■ TASK INPUTS ■
* * *

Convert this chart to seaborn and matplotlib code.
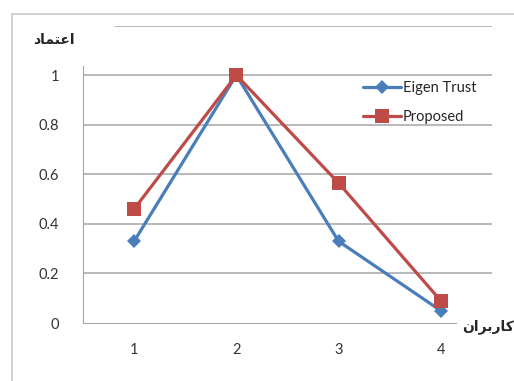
import numpy as np
import pandas as pd
import matplotlib
matplotlib.use("Agg")
import matplotlib.pyplot as plt
import seaborn as sns

# valeurs
users = [1, 2, 3, 4]
eigen_trust = [0.33, 1.0, 0.33, 0.05]
proposed = [0.46, 1.0, 0.565, 0.09]
y_ticks = [0, 0.2, 0.4, 0.6, 0.8, 1]
y_tick_labels = ["0", "0.2", "0.4", "0.6", "0.8", "1"]
series_names = ["Eigen Trust", "Proposed"]

# textes persans (formes de presentation, ordre visuel)
y_label = "\uFEA9\uFE8E\uFEE4\uFE98\uFECB\uFE8D"          # اعتماد
x_label = "\uFEE5\uFE8D\uFEAE\uFE91\uFEAD\uFE8E\uFEDB"    # کاربران

df = pd.DataFrame({
    "user": users * 2,
    "trust": eigen_trust + proposed,
    "method": [series_names[0]] * 4 + [series_names[1]] * 4,
})

sns.set_style("white")
plt.rcParams["font.family"] = ["Lato", "DejaVu Sans"]

fig = plt.figure(figsize=(5.14, 3.81), dpi=100)
ax = fig.add_axes([0.1615, 0.152, 0.7955, 0.781])

grid_col = "#a6a6a6"

sns.lineplot(data=df, x="user", y="trust", hue="method", style="method",
             markers=["D", "s"], dashes=False, palette=["#4a7ebb", "#be4b48"],
             linewidth=2.3, markeredgewidth=0, ax=ax, legend=True, zorder=3)

# tailles des marqueurs (Eigen Trust, Proposed)
sizes = [7.5, 9.5]
for line, s in zip(ax.get_lines()[:2], sizes):
    line.set_markersize(s)

for v in y_ticks[1:]:
    ax.axhline(v, color=grid_col, lw=1.1, zorder=0)
ax.axhline(1.2, xmin=0.078, color=grid_col, lw=1.1, zorder=0)

ax.set_xlim(0.5, 4.5)
ax.set_ylim(0, 1.2)
ax.set_yticks(y_ticks)
ax.set_yticklabels(y_tick_labels)
ax.set_xticks(users)
ax.set_xticklabels([str(u) for u in users])
ax.set_xticks([1.5, 2.5, 3.5], minor=True)
ax.tick_params(axis="x", which="major", length=0, pad=14, labelsize=10.5, colors="#333333")
ax.tick_params(axis="x", which="minor", length=4, direction="out", color=grid_col, width=1)
ax.tick_params(axis="y", length=5, direction="out", color=grid_col, width=1,
               pad=12, labelsize=10.5, colors="#333333")
ax.set_xlabel("")
ax.set_ylabel("")

for s in ["top", "right"]:
    ax.spines[s].set_visible(False)
ax.spines["left"].set_color(grid_col)
ax.spines["bottom"].set_color(grid_col)
ax.spines["left"].set_bounds(0, 1.035)
ax.spines["bottom"].set_bounds(0.5, 4.15)

handles, labels = ax.get_legend_handles_labels()
for h, s in zip(handles, sizes):
    h.set_markersize(s)
    h.set_linewidth(2.3)
ax.legend(handles, labels, loc="center left", bbox_to_anchor=(0.706, 0.731),
          bbox_transform=fig.transFigure, frameon=False, fontsize=10.5,
          handlelength=2.6, handletextpad=0.15, labelspacing=1.0,
          borderpad=0, borderaxespad=0)

fig.text(0.065, 0.895, y_label, fontsize=10, fontweight="bold",
         family="DejaVu Sans", va="center", ha="left")
fig.text(0.9, 0.142, x_label, fontsize=10, fontweight="bold",
         family="DejaVu Sans", va="center", ha="left")

# cadre exterieur du graphique
frame = plt.Rectangle((12 / 514, -0.01), 1.0, 1 - 14 / 381 + 0.01,
                      transform=fig.transFigure, fill=False,
                      edgecolor="#c8c8c8", lw=1.2)
fig.add_artist(frame)

fig.savefig("out.png", dpi=100)
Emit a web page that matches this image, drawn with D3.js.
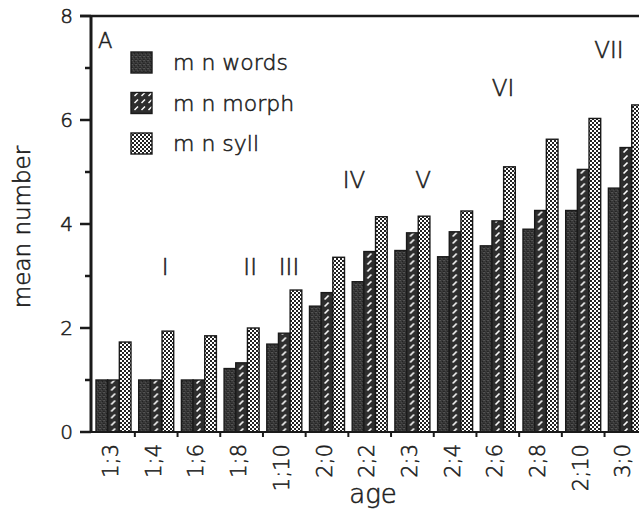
<!DOCTYPE html>
<html><head><meta charset="utf-8">
<script src="https://cdn.jsdelivr.net/npm/d3@7"></script>
<style>
html,body{margin:0;padding:0;background:#fff;}
svg text{font-family:"DejaVu Sans",sans-serif;font-weight:200;fill:#1e1e1e;stroke:#1e1e1e;stroke-width:0.55px;}
</style></head>
<body><svg id="c" width="639" height="519"></svg>
<script>
const categories = ["1;3","1;4","1;6","1;8","1;10","2;0","2;2","2;3","2;4","2;6","2;8","2;10","3;0"];
const wordsValues = [1.0,1.0,1.0,1.22,1.69,2.42,2.89,3.49,3.37,3.58,3.90,4.26,4.69];
const morphValues = [1.0,1.0,1.0,1.33,1.90,2.68,3.47,3.83,3.85,4.06,4.26,5.05,5.47];
const syllValues  = [1.73,1.94,1.85,2.0,2.73,3.36,4.14,4.15,4.25,5.10,5.63,6.03,6.29];
const seriesNames = ["m n words","m n morph","m n syll"];
const yTicks = [0,2,4,6,8];
const yMinorTicks = [1,3,5,7];
const stageLabels = ["I","II","III","IV","V","VI","VII"];
const stagePos = [1.21,3.20,4.11,5.63,7.25,9.12,11.6];
const stageY = [3.17,3.17,3.17,4.85,4.85,6.63,7.35];

const svg = d3.select("#c");
const plotLeft = 91, plotBottom = 432, plotTop = 16;
const x = d3.scaleBand().domain(categories).range([plotLeft, 648.4]).paddingInner(0.18).paddingOuter(0.117);
const y = d3.scaleLinear().domain([0,8]).range([plotBottom, plotTop]);
const keys = ["words","morph","syll"];
const xs = d3.scaleBand().domain(keys).range([0, x.bandwidth()]);
const data = categories.map((c,i)=>({cat:c, words:wordsValues[i], morph:morphValues[i], syll:syllValues[i]}));

// patterns
const defs = svg.append("defs");
const pw = defs.append("pattern").attr("id","pWords").attr("patternUnits","userSpaceOnUse").attr("width",4).attr("height",4);
pw.append("rect").attr("width",4).attr("height",4).attr("fill","#383838");
[[0,0,"#555"],[2,1,"#222"],[1,2,"#4a4a4a"],[3,3,"#262626"],[3,0,"#505050"],[0,3,"#2b2b2b"]].forEach(p=>
  pw.append("rect").attr("x",p[0]).attr("y",p[1]).attr("width",1).attr("height",1).attr("fill",p[2]));

const mx0 = x(categories[0]) + xs("morph");
const pm = defs.append("pattern").attr("id","pMorph").attr("patternUnits","userSpaceOnUse")
  .attr("x", mx0).attr("y", 0).attr("width", x.step()).attr("height",7);
pm.append("rect").attr("width",x.step()).attr("height",7).attr("fill","#2e2e2e");
pm.append("line").attr("x1",3.5).attr("y1",5.5).attr("x2",7.5).attr("y2",1.5).attr("stroke","#fff").attr("stroke-width",1.7);

const pml = defs.append("pattern").attr("id","pMorphL").attr("patternUnits","userSpaceOnUse").attr("width",7).attr("height",7);
pml.append("rect").attr("width",7).attr("height",7).attr("fill","#2e2e2e");
pml.append("line").attr("x1",1.5).attr("y1",5).attr("x2",5).attr("y2",1.5).attr("stroke","#fff").attr("stroke-width",1.5);

const ps = defs.append("pattern").attr("id","pSyll").attr("patternUnits","userSpaceOnUse").attr("width",4).attr("height",4);
ps.append("rect").attr("width",4).attr("height",4).attr("fill","#222");
ps.append("rect").attr("x",0).attr("y",0).attr("width",2).attr("height",2).attr("fill","#fff");
ps.append("rect").attr("x",2).attr("y",2).attr("width",2).attr("height",2).attr("fill","#fff");

const fills = {words:"url(#pWords)", morph:"url(#pMorph)", syll:"url(#pSyll)"};
const legendFills = ["url(#pWords)","url(#pMorphL)","url(#pSyll)"];

// bars
const g = svg.append("g");
data.forEach(d=>{
  keys.forEach(k=>{
    g.append("rect")
      .attr("x", x(d.cat)+xs(k)).attr("width", xs.bandwidth())
      .attr("y", y(d[k])).attr("height", y(0)-y(d[k]))
      .attr("fill", fills[k]).attr("stroke","#1a1a1a").attr("stroke-width",1.4);
  });
});

// axes lines
svg.append("line").attr("x1",80).attr("x2",639).attr("y1",y(8)).attr("y2",y(8)).attr("stroke","#1a1a1a").attr("stroke-width",2.5);
svg.append("line").attr("x1",plotLeft).attr("x2",plotLeft).attr("y1",y(8)).attr("y2",y(0)).attr("stroke","#1a1a1a").attr("stroke-width",3);
svg.append("line").attr("x1",plotLeft).attr("x2",639).attr("y1",y(0)).attr("y2",y(0)).attr("stroke","#1a1a1a").attr("stroke-width",2);

// y ticks
yTicks.forEach(t=>{
  svg.append("line").attr("x1",80).attr("x2",plotLeft).attr("y1",y(t)).attr("y2",y(t)).attr("stroke","#1a1a1a").attr("stroke-width",2.5);
  svg.append("text").attr("x",73).attr("y",y(t)).attr("dy","0.36em").attr("text-anchor","end").attr("font-size",20).text(t);
});
yMinorTicks.forEach(t=>{
  svg.append("line").attr("x1",85).attr("x2",plotLeft).attr("y1",y(t)).attr("y2",y(t)).attr("stroke","#1a1a1a").attr("stroke-width",2.5);
});

// x ticks between groups
const gap = x.step()*x.paddingInner()/2;
categories.slice(1).forEach(c=>{
  const tx = x(c)-gap;
  svg.append("line").attr("x1",tx).attr("x2",tx).attr("y1",y(0)).attr("y2",y(0)+5).attr("stroke","#1a1a1a").attr("stroke-width",2);
});
categories.forEach(c=>{
  const cx = x(c)+x.bandwidth()/2-3;
  svg.append("text").attr("transform",`translate(${cx},${y(0)+12}) rotate(-90)`)
    .attr("dy","0.36em").attr("text-anchor","end").attr("font-size",21).text(c);
});

// axis titles
svg.append("text").attr("transform",`translate(22,${(y(0)+y(8))/2+3}) rotate(-90)`).attr("dy","0.36em")
  .attr("text-anchor","middle").attr("font-size",23).text("mean number");
svg.append("text").attr("x",373).attr("y",503).attr("text-anchor","middle").attr("font-size",26).text("age");

// panel label
svg.append("text").attr("x",plotLeft+7).attr("y",48).attr("font-size",21).text("A");

// legend
seriesNames.forEach((n,i)=>{
  const ly = 52 + i*40.5;
  svg.append("rect").attr("x",131).attr("y",ly).attr("width",21).attr("height",21)
    .attr("fill",legendFills[i]).attr("stroke","#1a1a1a").attr("stroke-width",1.4);
  svg.append("text").attr("x",173).attr("y",ly+10.5).attr("dy","0.36em").attr("font-size",22).text(n);
});

// stage labels
const xi = d3.scaleLinear().domain([0,1]).range([x(categories[0])+x.bandwidth()/2, x(categories[1])+x.bandwidth()/2]);
stageLabels.forEach((s,i)=>{
  svg.append("text").attr("x",xi(stagePos[i])).attr("y",y(stageY[i])).attr("dy","0.36em")
    .attr("text-anchor","middle").attr("font-size",23).text(s);
});
</script></body></html>
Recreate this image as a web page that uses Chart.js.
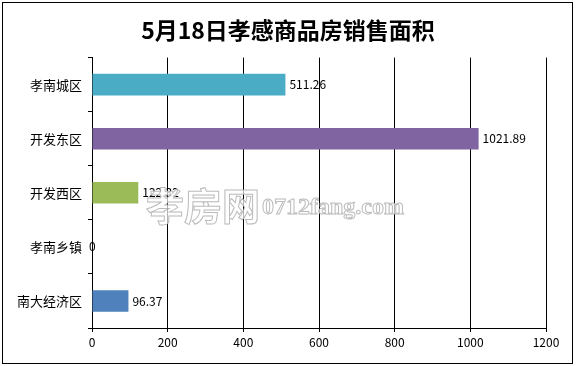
<!DOCTYPE html>
<html lang="zh">
<head>
    <meta charset="UTF-8">
    <title>5月18日孝感商品房销售面积</title>
    <script src="https://cdn.jsdelivr.net/npm/chart.js"></script>
    <style>
        body { margin: 0; background: #fff; }
    </style>
</head>
<body>
    <canvas id="areaChart" width="576" height="366"></canvas>

    <script>
        // Data
        const districts = ['孝南城区', '开发东区', '开发西区', '孝南乡镇', '南大经济区'];
        const areas = [511.26, 1021.89, 122.32, 0, 96.37];
        const barColors = ['#4bacc6', '#8064a2', '#9bbb59', '#4f81bd', '#4f81bd'];
        const xTicks = [0, 200, 400, 600, 800, 1000, 1200];

        const fontCJK = '"Noto Sans CJK SC", "Noto Sans", sans-serif';

        // frame, value labels and the site watermark
        const extras = {
            id: 'extras',
            beforeDraw(chart) {
                const ctx = chart.ctx;
                ctx.save();
                ctx.fillStyle = '#fff';
                ctx.fillRect(0, 0, chart.width, chart.height);
                ctx.strokeStyle = '#000';
                ctx.lineWidth = 1;
                ctx.strokeRect(2.5, 2.5, 570, 361);
                ctx.restore();
            },
            afterDatasetsDraw(chart) {
                const ctx = chart.ctx;
                const meta = chart.getDatasetMeta(0);
                ctx.save();
                ctx.font = '12px ' + fontCJK;
                ctx.fillStyle = '#000';
                ctx.textBaseline = 'middle';
                meta.data.forEach((bar, i) => {
                    // the zero label sits right on the axis in the original
                    const dx = areas[i] === 0 ? -3 : 4;
                    ctx.fillText(String(areas[i]), bar.x + dx, bar.y);
                });
                ctx.restore();
            },
            afterDraw(chart) {
                const ctx = chart.ctx;
                ctx.save();
                ctx.textBaseline = 'alphabetic';
                ctx.lineWidth = 1;
                ctx.strokeStyle = 'rgba(175,175,175,0.85)';
                ctx.fillStyle = 'rgba(255,255,255,0.7)';
                ctx.font = 'bold 38px ' + fontCJK;
                ctx.fillText('孝房网', 146, 220);
                ctx.strokeText('孝房网', 146, 220);
                ctx.font = 'bold 24px "Liberation Serif", serif';
                ctx.fillText('0712fang.com', 262, 214);
                ctx.strokeText('0712fang.com', 262, 214);
                ctx.restore();
            }
        };

        new Chart(document.getElementById('areaChart'), {
            type: 'bar',
            data: {
                labels: districts,
                datasets: [{
                    data: areas,
                    backgroundColor: barColors,
                    barPercentage: 0.4,
                    categoryPercentage: 1
                }]
            },
            plugins: [extras],
            options: {
                indexAxis: 'y',
                responsive: false,
                animation: false,
                layout: { padding: 0 },
                plugins: {
                    legend: { display: false },
                    tooltip: { enabled: false },
                    title: {
                        display: true,
                        text: '5月18日孝感商品房销售面积',
                        color: '#000',
                        font: { family: fontCJK, size: 23, weight: 'bold' },
                        padding: { top: 16, bottom: 14 }
                    }
                },
                scales: {
                    x: {
                        min: 0,
                        max: 1200,
                        afterBuildTicks(scale) {
                            scale.ticks = xTicks.map(v => ({ value: v }));
                        },
                        afterFit(scale) {
                            scale.height = 38;
                            scale.paddingRight = 30;
                        },
                        grid: {
                            color: '#000',
                            lineWidth: 1,
                            drawTicks: true,
                            tickLength: 4
                        },
                        border: { color: '#000', width: 1 },
                        ticks: {
                            color: '#000',
                            padding: 3,
                            font: { family: fontCJK, size: 12 },
                            callback: v => String(v)
                        }
                    },
                    y: {
                        afterFit(scale) { scale.width = 92; },
                        grid: {
                            color: '#000',
                            drawOnChartArea: false,
                            drawTicks: true,
                            tickLength: 4
                        },
                        border: { color: '#000', width: 1 },
                        ticks: {
                            color: '#000',
                            padding: 6,
                            font: { family: fontCJK, size: 13 }
                        }
                    }
                }
            }
        });
    </script>
</body>
</html>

* * *

■ SET TASK ■
Print the entries as they stand, first line through the line holding "ax.axhline(1.2, xmin=0.078, color=grid_col, lw=1.1, zorder=0)", with every picture removed.

■ IN RESPONSE ■
Convert this chart to seaborn and matplotlib code.
import numpy as np
import pandas as pd
import matplotlib
matplotlib.use("Agg")
import matplotlib.pyplot as plt
import seaborn as sns

# valeurs
users = [1, 2, 3, 4]
eigen_trust = [0.33, 1.0, 0.33, 0.05]
proposed = [0.46, 1.0, 0.565, 0.09]
y_ticks = [0, 0.2, 0.4, 0.6, 0.8, 1]
y_tick_labels = ["0", "0.2", "0.4", "0.6", "0.8", "1"]
series_names = ["Eigen Trust", "Proposed"]

# textes persans (formes de presentation, ordre visuel)
y_label = "\uFEA9\uFE8E\uFEE4\uFE98\uFECB\uFE8D"          # اعتماد
x_label = "\uFEE5\uFE8D\uFEAE\uFE91\uFEAD\uFE8E\uFEDB"    # کاربران

df = pd.DataFrame({
    "user": users * 2,
    "trust": eigen_trust + proposed,
    "method": [series_names[0]] * 4 + [series_names[1]] * 4,
})

sns.set_style("white")
plt.rcParams["font.family"] = ["Lato", "DejaVu Sans"]

fig = plt.figure(figsize=(5.14, 3.81), dpi=100)
ax = fig.add_axes([0.1615, 0.152, 0.7955, 0.781])

grid_col = "#a6a6a6"

sns.lineplot(data=df, x="user", y="trust", hue="method", style="method",
             markers=["D", "s"], dashes=False, palette=["#4a7ebb", "#be4b48"],
             linewidth=2.3, markeredgewidth=0, ax=ax, legend=True, zorder=3)

# tailles des marqueurs (Eigen Trust, Proposed)
sizes = [7.5, 9.5]
for line, s in zip(ax.get_lines()[:2], sizes):
    line.set_markersize(s)

for v in y_ticks[1:]:
    ax.axhline(v, color=grid_col, lw=1.1, zorder=0)
ax.axhline(1.2, xmin=0.078, color=grid_col, lw=1.1, zorder=0)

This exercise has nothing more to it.